| THE REQUEST |
Skip all pictures, then print the remaining material exactly.

| RAW DATA |
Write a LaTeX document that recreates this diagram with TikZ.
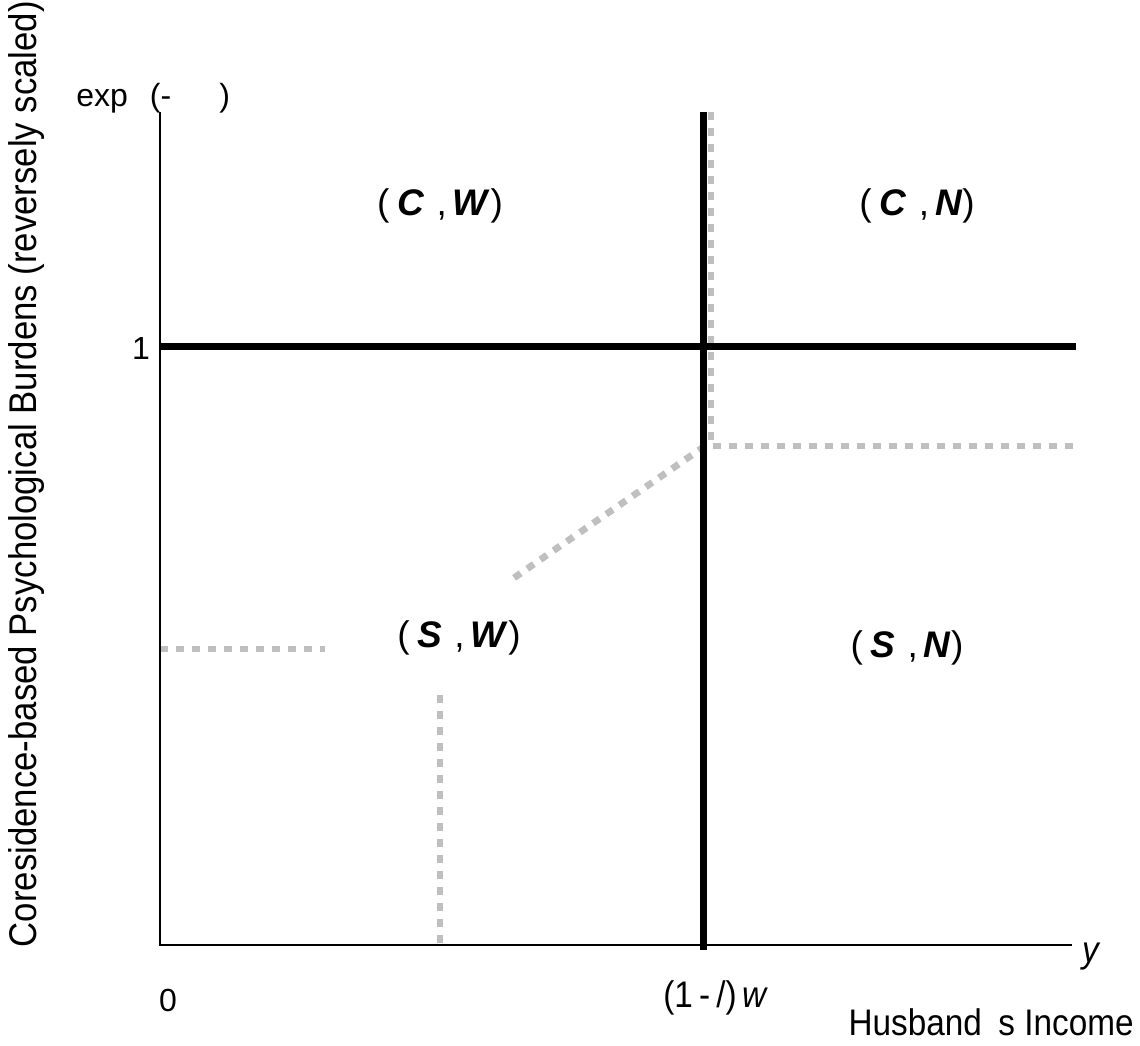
\documentclass[tikz,border=0pt]{standalone}
\usepackage{fontspec}
\setmainfont{Liberation Sans}
\newfontfamily\axfont[FakeStretch=0.9]{Liberation Sans}
\begin{document}
\begin{tikzpicture}[x=0.5pt,y=-0.5pt,
  axis/.style={line width=1.1pt,black},
  thick line/.style={line width=3.5pt,black},
  graydash/.style={line width=3.4pt,color=black!25,dash pattern=on 4pt off 4pt},
  lbl/.style={font=\fontsize{16}{18}\selectfont,inner sep=0pt},
  axlbl/.style={font=\axfont\fontsize{18.5}{20}\selectfont,inner sep=0pt},
  ylbl/.style={font=\axfont\fontsize{19.3}{21}\selectfont,inner sep=0pt},
  reg/.style={font=\fontsize{18.5}{20}\selectfont,inner sep=0pt}]
\useasboundingbox (0,0) rectangle (1140,1045);
% coordinates
\coordinate (O) at (160,945);
\coordinate (Ytop) at (160,112);
\coordinate (Xend) at (1072,945);
\coordinate (Hl) at (160,346);
\coordinate (Hr) at (1076,346);
\coordinate (Vt) at (703,112);
\coordinate (Vb) at (703,950);
\coordinate (G1) at (711,112);
\coordinate (G2) at (711,446);
\coordinate (G3) at (1076,446);
\coordinate (G4) at (705,446);
\coordinate (G5) at (508,582);
\coordinate (G6) at (160,649);
\coordinate (G7) at (325,649);
\coordinate (G8) at (440,695);
\coordinate (G9) at (440,945);
% gray dotted lines
\draw[graydash] (G1) -- (G2) -- (G3);
\draw[graydash] (G4) -- (G5);
\draw[graydash] (G6) -- (G7);
\draw[graydash] (G8) -- (G9);
% axes
\draw[axis] (Ytop) -- (O) -- (Xend);
% thick lines
\draw[thick line] (Hl) -- (Hr);
\draw[thick line] (Vt) -- (Vb);
% labels
\node[lbl,anchor=west] (exp) at (76,98) {exp\hspace{11pt}(-\hspace{24pt})};
\node[lbl] (one) at (141,348) {1};
\node[lbl] (zero) at (168,1000) {0};
\node[axlbl] (thr) at (716,998) {(1\,-\,/)\,\textit{w}};
\node[axlbl] (yl) at (1092,957) {\textit{y}};
\node[axlbl,anchor=east] (hinc) at (1134,1022) {Husband\hspace{0.45em}s Income};
\node[ylbl,rotate=90] (ylab) at (27,474) {Coresidence-based Psychological Burdens (reversely scaled)};
\newcommand{\pairlbl}[2]{(\hspace{4pt}\textit{\textbf{#1}}\hspace{6pt},\hspace{3pt}\textit{\textbf{#2}})}
\node[reg] (CW) at (440,206) {\pairlbl{C}{W}};
\node[reg] (CN) at (917,206) {\pairlbl{C}{N}};
\node[reg] (SW) at (459,638) {\pairlbl{S}{W}};
\node[reg] (SN) at (907,648) {\pairlbl{S}{N}};
\end{tikzpicture}
\end{document}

| TASK OUTPUT |
Write a LaTeX document that recreates this diagram with TikZ.
\documentclass[tikz,border=0pt]{standalone}
\usepackage{fontspec}
\setmainfont{Liberation Sans}
\newfontfamily\axfont[FakeStretch=0.9]{Liberation Sans}
\begin{document}
\begin{tikzpicture}[x=0.5pt,y=-0.5pt,
  axis/.style={line width=1.1pt,black},
  thick line/.style={line width=3.5pt,black},
  graydash/.style={line width=3.4pt,color=black!25,dash pattern=on 4pt off 4pt},
  lbl/.style={font=\fontsize{16}{18}\selectfont,inner sep=0pt},
  axlbl/.style={font=\axfont\fontsize{18.5}{20}\selectfont,inner sep=0pt},
  ylbl/.style={font=\axfont\fontsize{19.3}{21}\selectfont,inner sep=0pt},
  reg/.style={font=\fontsize{18.5}{20}\selectfont,inner sep=0pt}]
\useasboundingbox (0,0) rectangle (1140,1045);
% coordinates
\coordinate (O) at (160,945);
\coordinate (Ytop) at (160,112);
\coordinate (Xend) at (1072,945);
\coordinate (Hl) at (160,346);
\coordinate (Hr) at (1076,346);
\coordinate (Vt) at (703,112);
\coordinate (Vb) at (703,950);
\coordinate (G1) at (711,112);
\coordinate (G2) at (711,446);
\coordinate (G3) at (1076,446);
\coordinate (G4) at (705,446);
\coordinate (G5) at (508,582);
\coordinate (G6) at (160,649);
\coordinate (G7) at (325,649);
\coordinate (G8) at (440,695);
\coordinate (G9) at (440,945);
% gray dotted lines
\draw[graydash] (G1) -- (G2) -- (G3);
\draw[graydash] (G4) -- (G5);
\draw[graydash] (G6) -- (G7);
\draw[graydash] (G8) -- (G9);
% axes
\draw[axis] (Ytop) -- (O) -- (Xend);
% thick lines
\draw[thick line] (Hl) -- (Hr);
\draw[thick line] (Vt) -- (Vb);
% labels
\node[lbl,anchor=west] (exp) at (76,98) {exp\hspace{11pt}(-\hspace{24pt})};
\node[lbl] (one) at (141,348) {1};
\node[lbl] (zero) at (168,1000) {0};
\node[axlbl] (thr) at (716,998) {(1\,-\,/)\,\textit{w}};
\node[axlbl] (yl) at (1092,957) {\textit{y}};
\node[axlbl,anchor=east] (hinc) at (1134,1022) {Husband\hspace{0.45em}s Income};
\node[ylbl,rotate=90] (ylab) at (27,474) {Coresidence-based Psychological Burdens (reversely scaled)};
\newcommand{\pairlbl}[2]{(\hspace{4pt}\textit{\textbf{#1}}\hspace{6pt},\hspace{3pt}\textit{\textbf{#2}})}
\node[reg] (CW) at (440,206) {\pairlbl{C}{W}};
\node[reg] (CN) at (917,206) {\pairlbl{C}{N}};
\node[reg] (SW) at (459,638) {\pairlbl{S}{W}};
\node[reg] (SN) at (907,648) {\pairlbl{S}{N}};
\end{tikzpicture}
\end{document}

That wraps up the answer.